Despite the deceit, in some ways, the bramble had played a leading role in the beginning of my journey for connecting with the land. My cobnut searches were always paired with blackberry forages, slowly I’d browse the corridors of hedgerows, returning home with many more tubs of the latter. This year I was able to make some jam, a cupboard treat for months to come and a nice gift to share the summer’s bounty. A gateway plant for myself and I am sure most others, these hedgerow fruits are my earliest foraging memory, a sweet window within the year that brought a little joy to weekend walks. 

Mythology is something that I have begun to take more interest in the last year or so, largely thanks to the beautiful storytelling of Blindboy2 who’s podcast offer a poetic exploration of topics more vast than one can create a spectrum for, ranging from the colonial history of fish fingers to the linear understanding of time in European art. Amongst other things, Blindboys’ theory on mythology as a means of keeping societies inline with ecological boundaries is an insight I’ve enjoyed playing around with, and one which recently brought my attention to blackberries. 

Early in the evening, as I’m walking back from our village allotments, a flurry of sparrows take off from a thicket of blackberry bushes, interrupted from a late summer gorge on the turning fruit.

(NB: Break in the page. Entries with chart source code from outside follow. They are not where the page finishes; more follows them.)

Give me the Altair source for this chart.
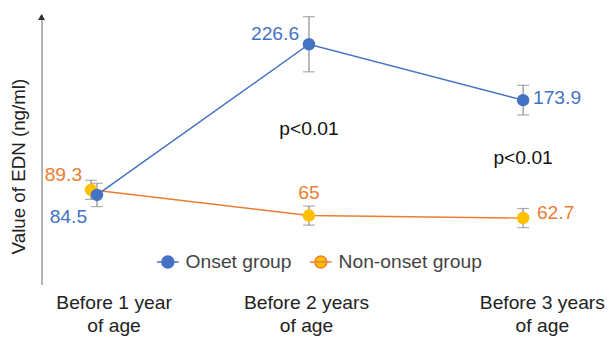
import json
import altair as alt
import pandas as pd

# ---------------- data ----------------
categories = ["Before 1 year\nof age", "Before 2 years\nof age", "Before 3 years\nof age"]
groups = ["Onset group", "Non-onset group"]
onset_values = [84.5, 226.6, 173.9]
onset_err = [11, 26, 14]
nononset_values = [89.3, 65, 62.7]
nononset_err = [9, 9, 9]
p_labels = ["p<0.01", "p<0.01"]
p_cat_index = [1, 2]
p_y = [147, 119]

BLUE = "#4472C4"
ORANGE = "#ED7D31"
YELLOW = "#FFC000"
GRAY = "#8a8a8a"
FONT = "Liberation Sans"

rows = []
for g, vals, errs in [(groups[1], nononset_values, nononset_err),
                      (groups[0], onset_values, onset_err)]:
    for i, (v, e) in enumerate(zip(vals, errs)):
        rows.append({"group": g, "idx": i, "category": categories[i],
                     "value": v, "lo": v - e, "hi": v + e})
df = pd.DataFrame(rows)

p_df = pd.DataFrame({"text": p_labels, "idx": p_cat_index, "y": p_y})

xscale = alt.Scale(domain=[-0.2488, 2.2765], nice=False, zero=False)
yscale = alt.Scale(domain=[0, 255], nice=False, zero=False)

cat_json = json.dumps(categories)
xaxis = alt.Axis(
    values=[0, 1, 2], title=None, domain=False, ticks=False, tickSize=0, grid=False,
    labelExpr=f"split({cat_json}[datum.value], '\\n')",
    labelFontSize=19.5, labelLineHeight=24, labelPadding=9, labelColor="#222",
    labelFont=FONT, labelOverlap=False, labelFlush=False,
    labelOffset=alt.ExprRef("datum.value == 1 ? -3 : 19"),
)
yaxis = alt.Axis(
    title="Value of EDN (ng/ml)", labels=False, ticks=False, grid=False,
    domain=True, domainColor="#999", domainWidth=1.5,
    titleFontSize=19, titleFontWeight="normal", titleColor="#222", titleFont=FONT,
    titleX=-23, titleY=154, titleAngle=270, titleAlign="center", titleBaseline="middle",
)

base = alt.Chart(df).transform_calculate(
    pos="datum.idx + (datum.idx == 0 ? (datum.group == 'Onset group' ? 0.01 : -0.018) : 0)"
)
X = alt.X("pos:Q", scale=xscale, axis=xaxis)

sym = "M-1,0H1M0.55,0A0.55,0.55,0,1,1,-0.55,0A0.55,0.55,0,1,1,0.55,0Z"
legend = alt.Legend(
    title=None, orient="none", legendX=116, legendY=239, direction="horizontal",
    symbolType=sym, symbolSize=484, symbolStrokeWidth=1.5, labelFontSize=19.5,
    labelFont=FONT, labelColor="#444", labelOffset=6, columnPadding=15, padding=0,
)

lines = base.mark_line(strokeWidth=1.5).encode(
    x=X,
    y=alt.Y("value:Q", scale=yscale, axis=yaxis),
    stroke=alt.Stroke("group:N", scale=alt.Scale(domain=groups, range=[BLUE, ORANGE]), legend=legend),
    detail="group:N",
)

err_rule = base.mark_rule(color=GRAY, strokeWidth=1.2).encode(
    x=X, y=alt.Y("lo:Q", scale=yscale), y2="hi:Q"
)
cap_lo = base.mark_tick(color=GRAY, orient="horizontal", size=12, thickness=1.2).encode(
    x=X, y=alt.Y("lo:Q", scale=yscale)
)
cap_hi = base.mark_tick(color=GRAY, orient="horizontal", size=12, thickness=1.2).encode(
    x=X, y=alt.Y("hi:Q", scale=yscale)
)

points = base.mark_point(filled=True, size=160, opacity=1, strokeWidth=0).encode(
    x=X,
    y=alt.Y("value:Q", scale=yscale),
    fill=alt.Fill("group:N", scale=alt.Scale(domain=groups, range=[BLUE, YELLOW]), legend=legend),
)


def value_label(group, idx, align, dx, dy, color):
    return base.transform_filter(
        f"datum.group == '{group}' && datum.idx == {idx}"
    ).mark_text(align=align, baseline="middle", dx=dx, dy=dy, fontSize=19.5,
                font=FONT, color=color).encode(
        x=X, y=alt.Y("value:Q", scale=yscale), text="value:Q"
    )


labels = [
    value_label(groups[0], 0, "right", -10, 22, BLUE),
    value_label(groups[0], 1, "right", -10, -10, BLUE),
    value_label(groups[0], 2, "left", 10, -2, BLUE),
    value_label(groups[1], 0, "right", -9, -15, ORANGE),
    value_label(groups[1], 1, "center", 0, -23, ORANGE),
    value_label(groups[1], 2, "left", 14, -5, ORANGE),
]

ptext = alt.Chart(p_df).mark_text(fontSize=19.5, font=FONT, color="#111", baseline="middle").encode(
    x=alt.X("idx:Q", scale=xscale), y=alt.Y("y:Q", scale=yscale), text="text:N"
)

arrow = alt.Chart(p_df).mark_point(shape="triangle-up", filled=True, size=45, color="#333", opacity=1).encode(
    x=alt.value(0), y=alt.value(3)
)

chart = alt.layer(lines, err_rule, cap_lo, cap_hi, points, *labels, ptext, arrow).properties(
    width=548, height=274,
    padding={"left": 34, "top": 4, "right": 24, "bottom": 54},
    autosize="none",
    background="white",
).configure_view(stroke=None).resolve_scale(x="shared", y="shared")

chart.save("out.html", embed_options={"renderer": "svg", "actions": False})
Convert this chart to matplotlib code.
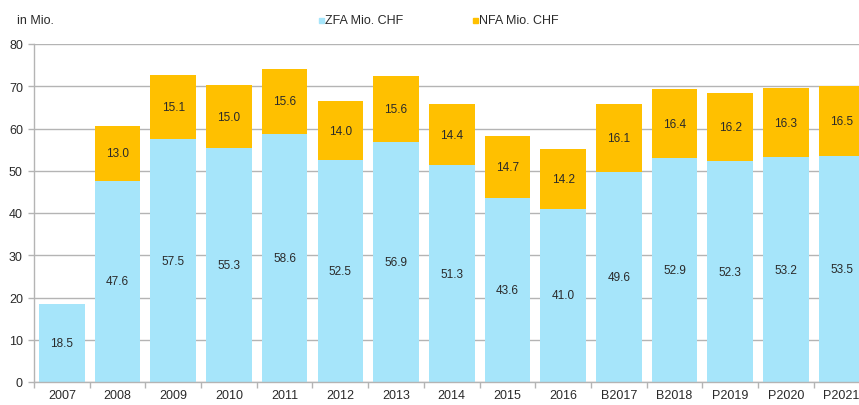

Last year I had read an old folktale, that blackberries must not be eaten after Michaelmas (end of September), for it is said that on this day the devil was cast out of heaven, falling to Earth and landing on a thorny bed of brambles. Outraged, the devil cursed the brambles, spitting over them and creating the superstition of not eating blackberries beyond this point in the year. At the time I remember feeling very frustrated, I read it as a bunch of codswallop that was part and parcel of the various strands of religious dogma that once (and still) plagued us. Now, a year later, I was able to view this old tale in a rather new light, no longer did the devil represent something so triggering, perhaps this story was what Blindboy refers to, a piece of mythology that keeps us in check with our ecology. For if we were to pick these brambles bare, how would the birds fare? And if the birds didn’t fare well, how might the pests do that oh so love our allotments? 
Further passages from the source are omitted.